For a great many tweens and teens, social media has come to play an increasingly big role in their lives. A 2018 survey found that 95% of teens have access to a smart phone and 45% report going online constantly.i
With adolescent development oriented so much around the peer group, social media offers a powerful way to feel connected to what’s happening with friends, acquaintances and the peer community — even to the larger world outside their particular social universe. But there’s one aspect of social media use that has researchers and child development experts concerned: the largely negative effect of social comparison.
It’s inevitable that young users of social media, seeing the curated photos of happy people enjoying themselves at parties and celebrations, on family vacations and other special events, will ask themselves how their lives compare. (Adult users of social media make the same comparisons.) Researchers have found that women who wanted to change some aspect of their appearance reported being in a more negative mood after viewing Facebook compared to women exposed to a website without appearance-related content. Viewing online photos of other women seemed to stimulate dissatisfaction with face, hair or skin.ii With teenagers notoriously self-critical about their looks, it’s reasonable to think that social media exposure can have a similar effect on them.
In another study, researchers found that those who spent greater amounts of time on social media were more likely to make upward comparisons — comparing oneself to those who appear to be doing better — rather than downward comparisons — comparing oneself to those who appear to be doing worse.iii iv
Upward comparison has always occurred among peer-conscious teenagers. Can parents mitigate the unwelcome effects research has identified? Perhaps educating our kids about the pitfalls of upward comparison might inoculate them against some of those effects. We can talk with our sons and daughters about how people curate their online image to look good — to themselves and to their peers — and how that curated image is usually very different from reality. We can discuss how the impulse to look good in the eyes of others drives us to omit from social media our most disappointing, boring, and embarrassing moments. And we can occasionally ask to let us scroll with them through their social media feeds, offering a gentle but incisive running commentary about what we see, and especially what we don't see. It's all part of educating our kids in how to be thoughtful and discerning consumers of the social media that permeates their lives.

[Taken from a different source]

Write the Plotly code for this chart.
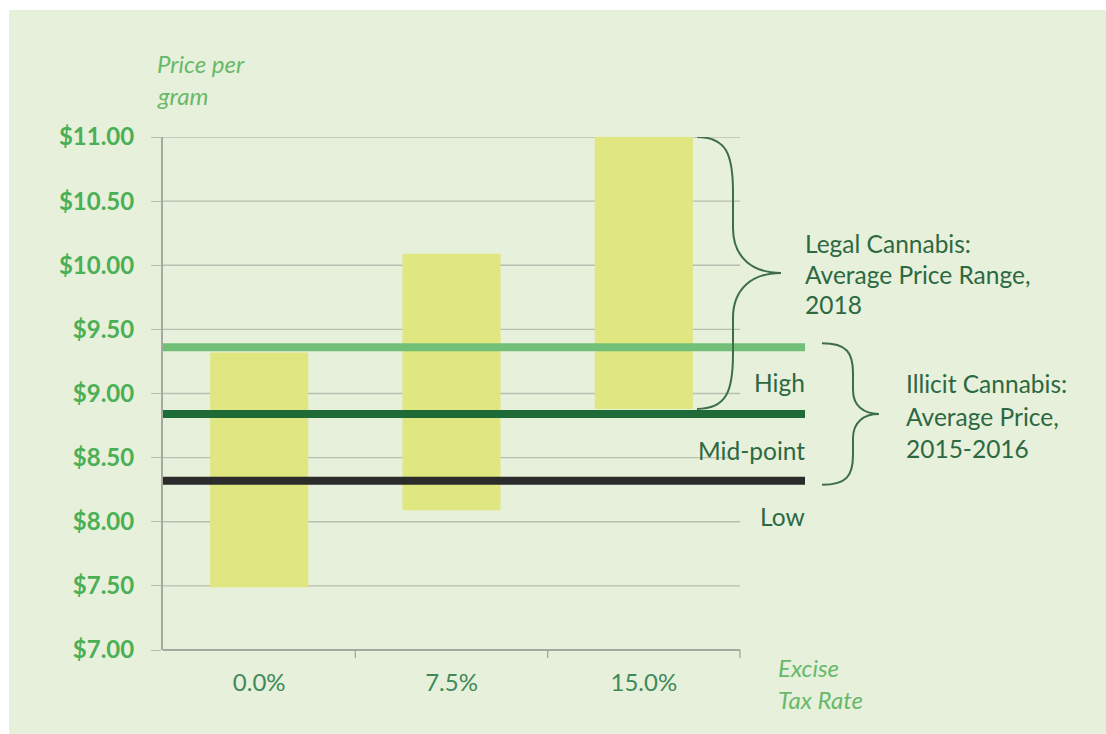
import plotly.graph_objects as go

# ---------------- data ----------------
categories = ["0.0%", "7.5%", "15.0%"]
legal_low = [7.49, 8.09, 8.88]
legal_high = [9.32, 10.09, 11.00]
illicit_labels = ["High", "Mid-point", "Low"]
illicit_values = [9.36, 8.84, 8.32]
y_ticks = [7.0, 7.5, 8.0, 8.5, 9.0, 9.5, 10.0, 10.5, 11.0]
y_ticktext = ["$%.2f" % v for v in y_ticks]
legal_text = ["Legal Cannabis:", "Average Price Range,", "2018"]
illicit_text = ["Illicit Cannabis:", "Average Price,", "2015-2016"]
y_title = ["Price per", "gram"]
x_title = ["Excise", "Tax Rate"]

# ---------------- layout geometry ----------------
W, H = 1106, 734
L, R, T, B = 163, 301, 137, 84
PW, PH = W - L - R, H - T - B
CAT_PX = 192.33
XR = [-0.5, -0.5 + PW / CAT_PX]
YR = [7.0, 11.0]

def fx(px):
    return (px - L) / PW

def fy(py):
    return (H - B - py) / PH

def data2py(v):
    return H - B - (v - YR[0]) / (YR[1] - YR[0]) * PH

def py2data(py):
    return YR[0] + (H - B - py) / PH * (YR[1] - YR[0])

BG = "#e7f0da"
GRID = "#b7beb2"
AXIS = "#a2a99e"
BAR = "#e0e680"
LINE_COLORS = ["#72c078", "#1e6b38", "#2b2b2b"]
DARK_TXT = "#2c6942"
TICK_GREEN = "#4aaf55"
XTICK_GREEN = "#3f8a5a"
TITLE_GREEN = "#68b96b"
BRACE = "#3e6d4c"
FONT = "Lato"

fig = go.Figure()

# legal price range bars
fig.add_trace(go.Bar(
    x=list(range(len(categories))),
    y=[h - l for h, l in zip(legal_high, legal_low)],
    base=legal_low,
    width=0.51,
    marker=dict(color=BAR, line=dict(width=0)),
    hoverinfo="skip",
))

# illicit price lines
for v, c in zip(illicit_values, LINE_COLORS):
    fig.add_trace(go.Scatter(
        x=XR, y=[v, v], mode="lines",
        line=dict(color=c, width=8),
        hoverinfo="skip",
    ))

shapes = []
# white outer margins
shapes.append(dict(type="rect", xref="paper", yref="paper",
                   x0=fx(-5), x1=fx(W + 5), y0=fy(10), y1=fy(-5),
                   fillcolor="white", line=dict(width=0), layer="below"))
shapes.append(dict(type="rect", xref="paper", yref="paper",
                   x0=fx(-5), x1=fx(9), y0=fy(H + 5), y1=fy(-5),
                   fillcolor="white", line=dict(width=0), layer="below"))

# gridlines
for v in y_ticks[1:]:
    shapes.append(dict(type="line", xref="x", yref="y",
                       x0=-0.5, x1=len(categories) - 0.5, y0=v, y1=v,
                       line=dict(color=GRID, width=1.3), layer="below"))
# x axis baseline and ticks
shapes.append(dict(type="line", xref="x", yref="paper",
                   x0=-0.5, x1=len(categories) - 0.5, y0=0, y1=0,
                   line=dict(color=AXIS, width=2), layer="below"))
for i in range(len(categories)):
    shapes.append(dict(type="line", xref="x", yref="paper",
                       x0=i + 0.5, x1=i + 0.5, y0=0, y1=-8 / PH,
                       line=dict(color=AXIS, width=1.3), layer="below"))

# braces
def brace(y_top_v, y_bot_v, xe, xs, xt, re, rt, pad=0):
    yt = data2py(y_top_v) - pad
    yb = data2py(y_bot_v) + pad
    ym = (yt + yb) / 2
    xc = xe + 0.8 * (xs - xe)
    xk = xs + 0.4 * (xt - xs)
    pts = [
        ("M", [(xe, yt)]),
        ("C", [(xc, yt), (xs, yt + 0.3 * re), (xs, yt + re)]),
        ("L", [(xs, ym - rt)]),
        ("C", [(xs, ym - 0.35 * rt), (xk, ym), (xt, ym)]),
        ("C", [(xk, ym), (xs, ym + 0.35 * rt), (xs, ym + rt)]),
        ("L", [(xs, yb - re)]),
        ("C", [(xs, yb - 0.3 * re), (xc, yb), (xe, yb)]),
    ]
    parts = []
    for cmd, ps in pts:
        parts.append(cmd + " " + " ".join("%.5f,%.5f" % (fx(a), py2data(b)) for a, b in ps))
    return dict(type="path", xref="paper", yref="y", path=" ".join(parts),
                line=dict(color=BRACE, width=2), layer="above")

shapes.append(brace(legal_high[2], legal_low[2], 697, 733, 781, 55, 45))
shapes.append(brace(illicit_values[0], illicit_values[2], 822, 853, 879, 30, 24, pad=4))

# ---------------- annotations ----------------
anns = []

def ann(text, px, py, xanchor="left", size=24, color=DARK_TXT, style="normal", weight="normal"):
    anns.append(dict(text=text, xref="paper", yref="paper", x=fx(px), y=fy(py),
                     xanchor=xanchor, yanchor="middle", showarrow=False,
                     font=dict(family=FONT, size=size, color=color, style=style, weight=weight)))

for t, py in zip(legal_text, [243, 274, 304]):
    ann(t, 803, py, size=24.5)
for t, py in zip(illicit_text, [383, 416, 448]):
    ann(t, 904, py, size=24.5)
for t, py in zip(illicit_labels, [382, 450, 516]):
    ann(t, 807, py, xanchor="right", size=24.5)
for t, py in zip(y_title, [64, 96]):
    ann(t, 155, py, size=24, color=TITLE_GREEN, style="italic")
for t, py in zip(x_title, [667, 699]):
    ann(t, 776, py, size=24, color=TITLE_GREEN, style="italic")

fig.update_layout(
    width=W, height=H,
    margin=dict(l=L, r=R, t=T, b=B, pad=0),
    paper_bgcolor=BG, plot_bgcolor=BG,
    showlegend=False,
    shapes=shapes, annotations=anns,
    xaxis=dict(range=XR, showgrid=False, zeroline=False, showline=False,
               tickvals=list(range(len(categories))), ticktext=categories,
               ticks="", ticklabelstandoff=16,
               tickfont=dict(family=FONT, size=24, color=XTICK_GREEN)),
    yaxis=dict(range=YR, showgrid=False, zeroline=False,
               showline=True, linecolor=AXIS, linewidth=2,
               tickvals=y_ticks, ticktext=y_ticktext,
               ticks="outside", ticklen=10, tickcolor=GRID, tickwidth=1.3,
               ticklabelstandoff=12,
               tickfont=dict(family=FONT, size=24, color=TICK_GREEN, weight="bold")),
)

fig.write_html("out.html")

i Anderson, M. and J. Jiang. “Teens, social media and technology 2018.” Pew Research Center, May 31, 2018.
ii ii Fardouly, J., Diedrichs, P.C., Vartanian, L.R., & Halliwell, E. (2015). Social comparisons on social media: The impact of Facebook on young women's body image concerns and mood. Body Image, 13, 38-45. doi: 10.1016/j.bodyim.2014.12.002.
iii Steers, M.N., Wickham, R.E., & Acitelli, L.K. (2014). Seeing everyone else's highlight reels: How Facebook usage is linked to depressive symptoms. Journal of Social and Clinical Psychology, 33(8), 701-731. doi: 10.1521/jscp.2014.33.8.701.
iv Vogel, E.A., Rose, J.P., Roberts, L.R., & Eckles, K. (2014). Social comparison, social media, and self-esteem. Psychology of Popular Media Culture, 3(4), 206-222. doi: 10.1037/ppm0000047.